▶ **WHAT IS EXPECTED**
Give again, word for word, each line from the top of the listing through the line that holds "Chart.register(...registerables);".

▶ **Plotting code records**
########################################

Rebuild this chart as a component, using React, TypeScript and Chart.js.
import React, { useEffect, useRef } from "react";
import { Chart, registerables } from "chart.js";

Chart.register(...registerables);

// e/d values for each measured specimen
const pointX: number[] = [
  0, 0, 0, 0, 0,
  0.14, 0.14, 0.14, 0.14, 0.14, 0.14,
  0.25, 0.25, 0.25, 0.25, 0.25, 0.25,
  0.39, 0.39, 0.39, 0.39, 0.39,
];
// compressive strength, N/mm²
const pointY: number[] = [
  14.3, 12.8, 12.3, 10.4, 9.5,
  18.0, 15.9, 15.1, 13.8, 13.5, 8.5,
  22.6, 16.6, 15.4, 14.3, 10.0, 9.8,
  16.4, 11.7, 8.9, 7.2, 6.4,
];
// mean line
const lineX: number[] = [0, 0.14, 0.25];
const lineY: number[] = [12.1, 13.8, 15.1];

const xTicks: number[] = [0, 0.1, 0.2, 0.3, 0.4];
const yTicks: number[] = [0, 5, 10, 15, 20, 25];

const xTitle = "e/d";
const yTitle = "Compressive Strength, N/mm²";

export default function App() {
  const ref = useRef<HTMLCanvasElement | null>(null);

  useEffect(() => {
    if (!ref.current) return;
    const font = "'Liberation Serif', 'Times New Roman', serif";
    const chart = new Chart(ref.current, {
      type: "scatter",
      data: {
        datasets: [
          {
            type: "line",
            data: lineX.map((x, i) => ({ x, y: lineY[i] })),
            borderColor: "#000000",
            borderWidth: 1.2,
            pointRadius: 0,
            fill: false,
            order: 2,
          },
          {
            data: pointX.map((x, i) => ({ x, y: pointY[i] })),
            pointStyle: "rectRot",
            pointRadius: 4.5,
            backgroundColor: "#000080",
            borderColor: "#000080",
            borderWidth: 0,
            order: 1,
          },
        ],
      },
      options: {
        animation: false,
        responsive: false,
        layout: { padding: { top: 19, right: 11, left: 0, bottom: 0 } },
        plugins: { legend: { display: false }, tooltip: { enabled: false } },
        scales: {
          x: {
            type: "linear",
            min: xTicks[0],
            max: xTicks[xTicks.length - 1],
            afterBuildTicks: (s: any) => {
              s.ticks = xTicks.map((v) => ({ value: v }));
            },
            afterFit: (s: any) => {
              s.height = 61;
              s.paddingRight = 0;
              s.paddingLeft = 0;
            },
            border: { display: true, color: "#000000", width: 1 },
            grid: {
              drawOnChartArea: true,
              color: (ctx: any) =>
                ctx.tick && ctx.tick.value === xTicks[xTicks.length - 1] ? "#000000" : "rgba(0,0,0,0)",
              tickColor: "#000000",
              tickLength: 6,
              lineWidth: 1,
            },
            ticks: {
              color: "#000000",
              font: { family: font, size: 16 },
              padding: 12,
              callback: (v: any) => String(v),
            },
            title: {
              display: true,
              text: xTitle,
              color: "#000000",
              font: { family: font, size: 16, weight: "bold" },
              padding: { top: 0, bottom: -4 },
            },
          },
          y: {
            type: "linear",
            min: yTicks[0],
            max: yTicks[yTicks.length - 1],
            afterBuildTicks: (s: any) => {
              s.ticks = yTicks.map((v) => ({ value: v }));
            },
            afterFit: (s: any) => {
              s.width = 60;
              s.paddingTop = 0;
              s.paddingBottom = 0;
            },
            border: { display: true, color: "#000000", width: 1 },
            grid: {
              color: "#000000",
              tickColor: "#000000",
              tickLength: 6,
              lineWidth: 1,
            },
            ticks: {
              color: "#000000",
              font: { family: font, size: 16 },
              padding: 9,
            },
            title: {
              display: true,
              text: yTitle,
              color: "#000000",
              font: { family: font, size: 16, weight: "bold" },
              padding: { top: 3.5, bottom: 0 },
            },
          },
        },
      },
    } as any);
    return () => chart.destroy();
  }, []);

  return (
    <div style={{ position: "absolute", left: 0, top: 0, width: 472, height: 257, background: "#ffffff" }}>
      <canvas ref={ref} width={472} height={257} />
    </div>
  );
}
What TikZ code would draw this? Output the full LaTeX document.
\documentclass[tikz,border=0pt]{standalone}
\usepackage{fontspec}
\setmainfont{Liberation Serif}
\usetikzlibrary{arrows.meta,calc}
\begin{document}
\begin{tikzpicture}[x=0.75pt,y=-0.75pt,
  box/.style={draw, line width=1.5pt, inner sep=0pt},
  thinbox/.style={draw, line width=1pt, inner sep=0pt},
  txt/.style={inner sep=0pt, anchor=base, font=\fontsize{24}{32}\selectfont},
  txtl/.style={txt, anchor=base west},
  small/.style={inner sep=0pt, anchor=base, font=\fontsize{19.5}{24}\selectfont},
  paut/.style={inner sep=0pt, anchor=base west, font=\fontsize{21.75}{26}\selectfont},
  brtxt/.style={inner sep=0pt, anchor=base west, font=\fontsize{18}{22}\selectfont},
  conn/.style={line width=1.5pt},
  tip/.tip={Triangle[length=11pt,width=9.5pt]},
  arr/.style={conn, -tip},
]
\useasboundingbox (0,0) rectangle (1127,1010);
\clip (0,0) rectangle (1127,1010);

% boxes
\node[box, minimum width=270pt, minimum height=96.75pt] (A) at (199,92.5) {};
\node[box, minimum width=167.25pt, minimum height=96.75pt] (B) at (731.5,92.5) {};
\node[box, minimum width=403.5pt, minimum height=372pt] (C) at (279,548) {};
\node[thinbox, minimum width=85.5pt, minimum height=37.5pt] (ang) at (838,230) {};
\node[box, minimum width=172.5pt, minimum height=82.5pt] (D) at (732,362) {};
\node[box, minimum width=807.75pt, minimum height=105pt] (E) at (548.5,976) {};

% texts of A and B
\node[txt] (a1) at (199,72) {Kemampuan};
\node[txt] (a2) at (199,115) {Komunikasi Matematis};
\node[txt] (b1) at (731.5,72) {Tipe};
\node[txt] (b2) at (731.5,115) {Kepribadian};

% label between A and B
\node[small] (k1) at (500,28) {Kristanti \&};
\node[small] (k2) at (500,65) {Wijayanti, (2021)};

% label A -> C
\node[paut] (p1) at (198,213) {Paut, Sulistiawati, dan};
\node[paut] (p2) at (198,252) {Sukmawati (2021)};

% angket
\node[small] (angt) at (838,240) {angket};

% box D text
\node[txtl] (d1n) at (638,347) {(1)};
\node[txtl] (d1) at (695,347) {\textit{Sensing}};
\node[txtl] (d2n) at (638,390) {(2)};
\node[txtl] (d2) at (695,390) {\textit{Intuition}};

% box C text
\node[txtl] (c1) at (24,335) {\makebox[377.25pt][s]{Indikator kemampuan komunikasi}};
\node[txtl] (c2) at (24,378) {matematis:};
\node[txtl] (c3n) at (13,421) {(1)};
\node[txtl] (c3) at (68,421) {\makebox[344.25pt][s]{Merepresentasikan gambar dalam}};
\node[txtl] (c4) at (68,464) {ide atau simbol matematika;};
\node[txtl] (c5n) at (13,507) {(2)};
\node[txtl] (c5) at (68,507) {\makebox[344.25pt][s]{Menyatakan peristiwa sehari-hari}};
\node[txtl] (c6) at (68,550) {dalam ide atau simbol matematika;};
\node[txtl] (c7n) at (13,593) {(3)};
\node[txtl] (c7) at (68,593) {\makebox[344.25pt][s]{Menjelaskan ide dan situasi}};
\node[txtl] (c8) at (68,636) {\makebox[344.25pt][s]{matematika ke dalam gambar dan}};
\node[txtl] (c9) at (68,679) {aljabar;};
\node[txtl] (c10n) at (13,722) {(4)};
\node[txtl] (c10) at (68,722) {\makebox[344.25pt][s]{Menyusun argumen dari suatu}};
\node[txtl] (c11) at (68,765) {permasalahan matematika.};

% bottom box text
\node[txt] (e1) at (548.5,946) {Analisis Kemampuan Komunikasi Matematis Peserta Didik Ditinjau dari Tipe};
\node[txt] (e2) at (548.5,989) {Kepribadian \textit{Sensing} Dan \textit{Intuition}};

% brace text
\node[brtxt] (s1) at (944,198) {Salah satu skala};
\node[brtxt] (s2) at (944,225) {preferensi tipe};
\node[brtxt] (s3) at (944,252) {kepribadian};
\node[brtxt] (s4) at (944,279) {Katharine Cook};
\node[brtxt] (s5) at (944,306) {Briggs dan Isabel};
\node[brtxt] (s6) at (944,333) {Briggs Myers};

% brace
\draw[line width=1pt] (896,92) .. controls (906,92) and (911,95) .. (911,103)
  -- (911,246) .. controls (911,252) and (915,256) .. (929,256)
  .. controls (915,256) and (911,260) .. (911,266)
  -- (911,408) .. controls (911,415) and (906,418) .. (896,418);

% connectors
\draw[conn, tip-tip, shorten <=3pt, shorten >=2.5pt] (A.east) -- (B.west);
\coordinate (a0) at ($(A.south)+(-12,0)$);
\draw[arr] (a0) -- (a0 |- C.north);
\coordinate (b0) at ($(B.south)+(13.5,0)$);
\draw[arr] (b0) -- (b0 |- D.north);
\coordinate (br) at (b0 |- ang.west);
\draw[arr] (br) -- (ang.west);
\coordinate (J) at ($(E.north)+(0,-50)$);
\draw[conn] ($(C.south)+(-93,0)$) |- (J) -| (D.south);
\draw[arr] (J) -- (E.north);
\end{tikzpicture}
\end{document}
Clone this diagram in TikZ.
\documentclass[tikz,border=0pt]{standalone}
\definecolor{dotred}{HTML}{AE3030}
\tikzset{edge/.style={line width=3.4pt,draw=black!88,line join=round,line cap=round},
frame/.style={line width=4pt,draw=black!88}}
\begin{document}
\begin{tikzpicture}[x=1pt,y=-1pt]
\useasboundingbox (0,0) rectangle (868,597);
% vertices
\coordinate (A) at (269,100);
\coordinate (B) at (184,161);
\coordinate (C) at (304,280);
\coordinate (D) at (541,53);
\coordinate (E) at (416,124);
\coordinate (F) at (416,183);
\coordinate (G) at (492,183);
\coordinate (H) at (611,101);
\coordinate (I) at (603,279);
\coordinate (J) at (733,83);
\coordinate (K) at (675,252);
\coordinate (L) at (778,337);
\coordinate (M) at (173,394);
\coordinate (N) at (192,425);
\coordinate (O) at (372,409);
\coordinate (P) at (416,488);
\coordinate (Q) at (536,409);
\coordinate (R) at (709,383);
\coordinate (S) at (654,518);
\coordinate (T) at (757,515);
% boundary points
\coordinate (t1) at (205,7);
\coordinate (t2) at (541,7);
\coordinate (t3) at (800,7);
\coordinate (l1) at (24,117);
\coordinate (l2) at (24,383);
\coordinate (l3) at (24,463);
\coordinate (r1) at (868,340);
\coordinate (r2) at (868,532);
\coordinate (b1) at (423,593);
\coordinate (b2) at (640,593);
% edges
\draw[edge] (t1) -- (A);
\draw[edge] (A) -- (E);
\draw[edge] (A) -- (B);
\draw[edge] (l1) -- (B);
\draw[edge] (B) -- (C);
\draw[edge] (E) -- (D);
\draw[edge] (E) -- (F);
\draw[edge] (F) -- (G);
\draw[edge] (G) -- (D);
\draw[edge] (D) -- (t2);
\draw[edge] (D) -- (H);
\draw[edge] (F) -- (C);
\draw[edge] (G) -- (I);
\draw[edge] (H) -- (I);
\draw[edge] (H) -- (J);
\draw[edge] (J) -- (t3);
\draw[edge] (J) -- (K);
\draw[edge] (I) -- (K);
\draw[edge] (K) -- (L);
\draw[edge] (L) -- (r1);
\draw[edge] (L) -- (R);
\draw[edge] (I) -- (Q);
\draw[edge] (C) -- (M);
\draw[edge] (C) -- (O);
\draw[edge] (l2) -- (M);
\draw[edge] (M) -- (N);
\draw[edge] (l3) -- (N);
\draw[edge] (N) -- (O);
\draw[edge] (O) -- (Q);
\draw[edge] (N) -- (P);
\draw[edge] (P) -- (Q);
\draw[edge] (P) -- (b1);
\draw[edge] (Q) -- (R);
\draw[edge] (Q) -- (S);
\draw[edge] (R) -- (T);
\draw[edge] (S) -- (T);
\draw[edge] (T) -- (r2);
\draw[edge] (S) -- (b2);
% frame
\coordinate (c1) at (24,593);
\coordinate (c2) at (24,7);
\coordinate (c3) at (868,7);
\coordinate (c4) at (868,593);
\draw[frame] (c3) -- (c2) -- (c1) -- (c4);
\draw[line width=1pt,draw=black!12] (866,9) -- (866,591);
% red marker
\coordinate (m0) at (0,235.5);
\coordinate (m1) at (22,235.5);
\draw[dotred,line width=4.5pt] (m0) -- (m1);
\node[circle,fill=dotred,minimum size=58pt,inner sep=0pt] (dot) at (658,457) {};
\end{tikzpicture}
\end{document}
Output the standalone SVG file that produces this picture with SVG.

########################################

▶ **REPLY**
Rebuild this chart as a component, using React, TypeScript and Chart.js.
import React, { useEffect, useRef } from "react";
import { Chart, registerables } from "chart.js";

Chart.register(...registerables);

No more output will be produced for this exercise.